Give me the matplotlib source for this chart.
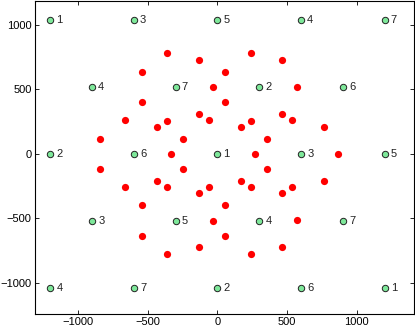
import numpy as np
import matplotlib
matplotlib.use('Agg')
import matplotlib.pyplot as plt

plt.rcParams['font.family'] = ['Liberation Sans', 'DejaVu Sans']

# cell centres (hexagonal layout) and their reuse labels
cell_x = [-1200, -600, 0, 600, 1200,
          -900, -300, 300, 900,
          -1200, -600, 0, 600, 1200,
          -900, -300, 300, 900,
          -1200, -600, 0, 600, 1200]
cell_y = [1039, 1039, 1039, 1039, 1039,
          520, 520, 520, 520,
          0, 0, 0, 0, 0,
          -520, -520, -520, -520,
          -1039, -1039, -1039, -1039, -1039]
cell_labels = ['1', '3', '5', '4', '7',
               '4', '7', '2', '6',
               '2', '6', '1', '3', '5',
               '3', '5', '4', '7',
               '4', '7', '2', '6', '1']

# user positions
user_x = [-363, -134, -543, -31, -543, -661, -361, -433, -134, -62, -842, -244, -333,
          239, 466, 55, 569, 55, 168, 239, 466, 538, 767, 356, 270, 868,
          -842, -244, -661, -433, -361, -134, -62, -543, -31, -543, -134, -361,
          356, 168, 239, 466, 538, 767, 55, 569, 55, 466, 239]
user_y = [780, 728, 635, 519, 402, 263, 257, 211, 309, 263, 118, 118, 1,
          780, 728, 635, 519, 402, 211, 257, 309, 263, 211, 118, 1, 1,
          -115, -115, -260, -208, -255, -306, -260, -399, -519, -635, -725, -780,
          -115, -208, -255, -306, -260, -208, -399, -516, -635, -725, -780]

fig = plt.figure(figsize=(4.15, 3.29), dpi=100)
ax = fig.add_axes([35 / 415, 15 / 329, 379 / 415, 313 / 329])

ax.plot(user_x, user_y, 'o', color='#ff0000', markersize=5.2,
        markeredgewidth=0, linestyle='none')
ax.plot(cell_x, cell_y, 'o', markerfacecolor='#7ee89a', markeredgecolor='#222222',
        markersize=4.6, markeredgewidth=0.7, linestyle='none')

for x, y, lab in zip(cell_x, cell_y, cell_labels):
    ax.annotate(lab, (x, y), xytext=(4.5, 0), textcoords='offset points',
                va='center', ha='left', fontsize=8, color='#222222')

ax.set_xlim(-1308, 1411)
ax.set_ylim(-1243, 1186)
ax.set_xticks([-1000, -500, 0, 500, 1000])
ax.set_yticks([-1000, -500, 0, 500, 1000])
ax.tick_params(direction='in', top=True, right=True, labelsize=8,
               length=3, width=0.6, pad=2.5)
for s in ax.spines.values():
    s.set_linewidth(0.8)

fig.savefig('out.png', dpi=100)
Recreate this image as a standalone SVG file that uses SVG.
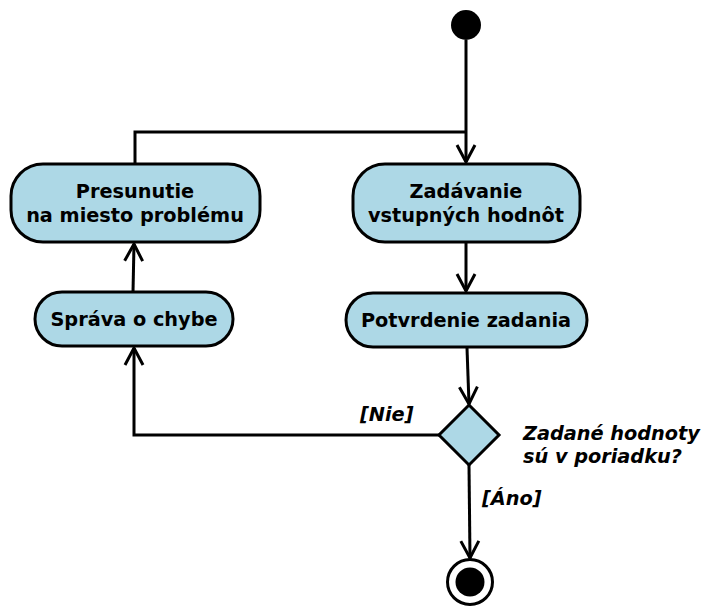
<svg xmlns="http://www.w3.org/2000/svg" width="702" height="608" viewBox="0 0 702 608">
<style>
.node{fill:#add8e6;stroke:#000;stroke-width:3}
.t{font-family:"DejaVu Sans",sans-serif;font-weight:bold;font-size:19.3px;text-anchor:middle;fill:#000}
.l{font-family:"DejaVu Sans",sans-serif;font-weight:bold;font-style:italic;font-size:19.3px;fill:#000}
.c{fill:none;stroke:#000;stroke-width:3}
</style>
<defs>
<marker id="a" viewBox="0 0 22 22" refX="20" refY="11" markerWidth="22" markerHeight="22" markerUnits="userSpaceOnUse" orient="auto">
<path d="M3,2 L20,11 L3,20" fill="none" stroke="#000" stroke-width="3"/>
</marker>
</defs>
<g id="connectors">
<path class="c" d="M466,40 L466,162" marker-end="url(#a)"/>
<path class="c" d="M135,164 L135,132 L466,132"/>
<path class="c" d="M466,243 L466,291" marker-end="url(#a)"/>
<path class="c" d="M467,348 L469,404" marker-end="url(#a)"/>
<path class="c" d="M439,435 L134,435 L134,348" marker-end="url(#a)"/>
<path class="c" d="M133,292 L134,244" marker-end="url(#a)"/>
<path class="c" d="M469,465 L470,558" marker-end="url(#a)"/>
</g>
<g id="start"><circle cx="466" cy="25" r="15" fill="#000"/></g>
<g id="presunutie">
<rect class="node" x="11" y="164" width="249" height="78" rx="32"/>
<text class="t" x="135" y="198">Presunutie</text>
<text class="t" x="135" y="222">na miesto problému</text>
</g>
<g id="zadavanie">
<rect class="node" x="353" y="164" width="227" height="78" rx="32"/>
<text class="t" x="466" y="198">Zadávanie</text>
<text class="t" x="466" y="222">vstupných hodnôt</text>
</g>
<g id="potvrdenie">
<rect class="node" x="346" y="293" width="241" height="54" rx="27"/>
<text class="t" x="466" y="327">Potvrdenie zadania</text>
</g>
<g id="sprava">
<rect class="node" x="35" y="292" width="198" height="54" rx="27"/>
<text class="t" x="134" y="326">Správa o chybe</text>
</g>
<g id="decision">
<polygon class="node" points="469,405 499,435 469,465 439,435"/>
<text class="l" x="523" y="440">Zadané hodnoty</text>
<text class="l" x="523" y="463">sú v poriadku?</text>
</g>
<g id="labels">
<text class="l" x="360" y="421">[Nie]</text>
<text class="l" x="482" y="505">[Áno]</text>
</g>
<g id="end">
<circle cx="470" cy="582" r="22.5" fill="#fff" stroke="#000" stroke-width="3"/>
<circle cx="470" cy="582" r="14.5" fill="#000"/>
</g>
</svg>
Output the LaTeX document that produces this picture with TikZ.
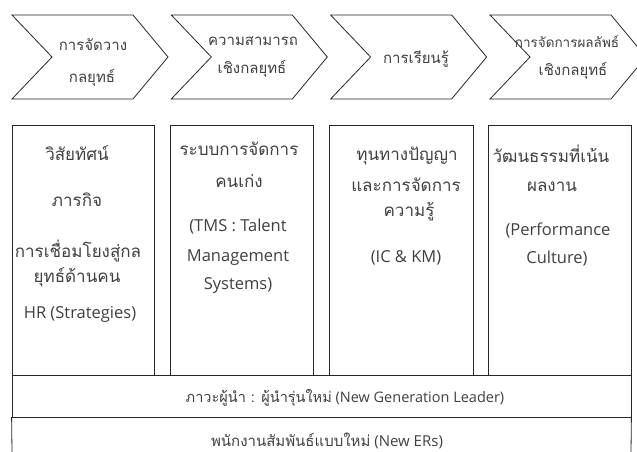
\documentclass[tikz,border=0pt]{standalone}
\usepackage{fontspec}
\setmainfont{Open Sans}
\newfontfamily\thf[Script=Thai]{Loma}
\begin{document}
\begin{tikzpicture}[x=1pt,y=-1pt,
  shp/.style={draw=black!85, line width=0.8pt, fill=white},
  boxnode/.style={shp, rectangle, inner sep=0pt, minimum height=250pt},
  txt/.style={anchor=base, inner sep=0pt, text=black!75, font=\fontsize{15}{18}\selectfont},
  thtxt/.style={txt, font=\fontsize{15}{18}\selectfont\thf},
  btxt/.style={txt, font=\fontsize{16.5}{20}\selectfont},
  bthtxt/.style={txt, font=\fontsize{17}{20}\selectfont\thf},
]
\useasboundingbox (0,0) rectangle (637,452);
% chevrons
\foreach \l in {12,171.3,330.6,490}{
  \draw[shp] (\l,15) -- ({\l+121},15) -- ({\l+156},57) -- ({\l+121},99)
    -- (\l,99) -- ({\l+40},57) -- cycle;
}
\node[thtxt] (c1a) at (93,50.5) {การจัดวาง};
\node[thtxt] (c1b) at (92,82.5) {กลยุทธ์};
\node[thtxt] (c2a) at (253,45.5) {ความสามารถ};
\node[thtxt] (c2b) at (252,73.5) {เชิงกลยุทธ์};
\node[thtxt] (c3a) at (416,63.5) {การเรียนรู้};
\node[txt, font=\fontsize{13.5}{16}\selectfont\thf] (c4a) at (567,47.5) {การจัดการผลลัพธ์};
\node[thtxt] (c4b) at (573,75.5) {เชิงกลยุทธ์};
% boxes
\node[boxnode, minimum width=142pt] (b1) at (83,250) {};
\node[boxnode, minimum width=143pt] (b2) at (241.5,250) {};
\node[boxnode, minimum width=144pt] (b3) at (401,250) {};
\node[boxnode, minimum width=143pt] (b4) at (559.5,250) {};
% box 1
\node[bthtxt] (t1a) at (77,160) {วิสัยทัศน์};
\node[bthtxt] (t1b) at (77,206) {ภารกิจ};
\node[bthtxt] (t1c) at (78,257) {การเชื่อมโยงสู่กล};
\node[bthtxt] (t1d) at (77,282) {ยุทธ์ด้านคน};
\node[btxt] (t1e) at (80,318) {HR (Strategies)};
% box 2
\node[bthtxt] (t2a) at (239,155) {ระบบการจัดการ};
\node[bthtxt] (t2b) at (239,187) {คนเก่ง};
\node[btxt] (t2c) at (238,231) {(TMS : Talent};
\node[btxt] (t2d) at (238,261) {Management};
\node[btxt] (t2e) at (238,289) {Systems)};
% box 3
\node[bthtxt] (t3a) at (407,160) {ทุนทางปัญญา};
\node[bthtxt] (t3b) at (406,191) {และการจัดการ};
\node[bthtxt] (t3c) at (409,216) {ความรู้};
\node[btxt] (t3d) at (406,262) {(IC \& KM)};
% box 4
\node[bthtxt] (t4a) at (551,162) {วัฒนธรรมที่เน้น};
\node[bthtxt] (t4b) at (552,191) {ผลงาน};
\node[btxt] (t4c) at (558,235) {(Performance};
\node[btxt] (t4d) at (557,263) {Culture)};
% bars
\node[shp, rectangle, inner sep=0pt, minimum width=619pt, minimum height=42pt] (lead) at (321.5,396) {};
\node[txt, font=\fontsize{14.5}{18}\selectfont] (leadt) at (345,402.5) {{\thf ภาวะผู้นำ : ผู้นำรุ่นใหม่} (New Generation Leader)};
\coordinate (e1) at (12,452);
\coordinate (e2) at (631,452);
\draw[draw=black!85, line width=0.8pt] (e1) -- (lead.south west) -- (lead.south east) -- (e2);
\node[txt] (bott) at (327,446) {{\thf พนักงานสัมพันธ์แบบใหม่} (New ERs)};
\end{tikzpicture}
\end{document}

### What to do
Skip every picture and return the lines above from the top through the one that contains "va='center', ha='left', fontsize=8, color='#222222')".

### Solution to this task
Give me the matplotlib source for this chart.
import numpy as np
import matplotlib
matplotlib.use('Agg')
import matplotlib.pyplot as plt

plt.rcParams['font.family'] = ['Liberation Sans', 'DejaVu Sans']

# cell centres (hexagonal layout) and their reuse labels
cell_x = [-1200, -600, 0, 600, 1200,
          -900, -300, 300, 900,
          -1200, -600, 0, 600, 1200,
          -900, -300, 300, 900,
          -1200, -600, 0, 600, 1200]
cell_y = [1039, 1039, 1039, 1039, 1039,
          520, 520, 520, 520,
          0, 0, 0, 0, 0,
          -520, -520, -520, -520,
          -1039, -1039, -1039, -1039, -1039]
cell_labels = ['1', '3', '5', '4', '7',
               '4', '7', '2', '6',
               '2', '6', '1', '3', '5',
               '3', '5', '4', '7',
               '4', '7', '2', '6', '1']

# user positions
user_x = [-363, -134, -543, -31, -543, -661, -361, -433, -134, -62, -842, -244, -333,
          239, 466, 55, 569, 55, 168, 239, 466, 538, 767, 356, 270, 868,
          -842, -244, -661, -433, -361, -134, -62, -543, -31, -543, -134, -361,
          356, 168, 239, 466, 538, 767, 55, 569, 55, 466, 239]
user_y = [780, 728, 635, 519, 402, 263, 257, 211, 309, 263, 118, 118, 1,
          780, 728, 635, 519, 402, 211, 257, 309, 263, 211, 118, 1, 1,
          -115, -115, -260, -208, -255, -306, -260, -399, -519, -635, -725, -780,
          -115, -208, -255, -306, -260, -208, -399, -516, -635, -725, -780]

fig = plt.figure(figsize=(4.15, 3.29), dpi=100)
ax = fig.add_axes([35 / 415, 15 / 329, 379 / 415, 313 / 329])

ax.plot(user_x, user_y, 'o', color='#ff0000', markersize=5.2,
        markeredgewidth=0, linestyle='none')
ax.plot(cell_x, cell_y, 'o', markerfacecolor='#7ee89a', markeredgecolor='#222222',
        markersize=4.6, markeredgewidth=0.7, linestyle='none')

for x, y, lab in zip(cell_x, cell_y, cell_labels):
    ax.annotate(lab, (x, y), xytext=(4.5, 0), textcoords='offset points',
                va='center', ha='left', fontsize=8, color='#222222')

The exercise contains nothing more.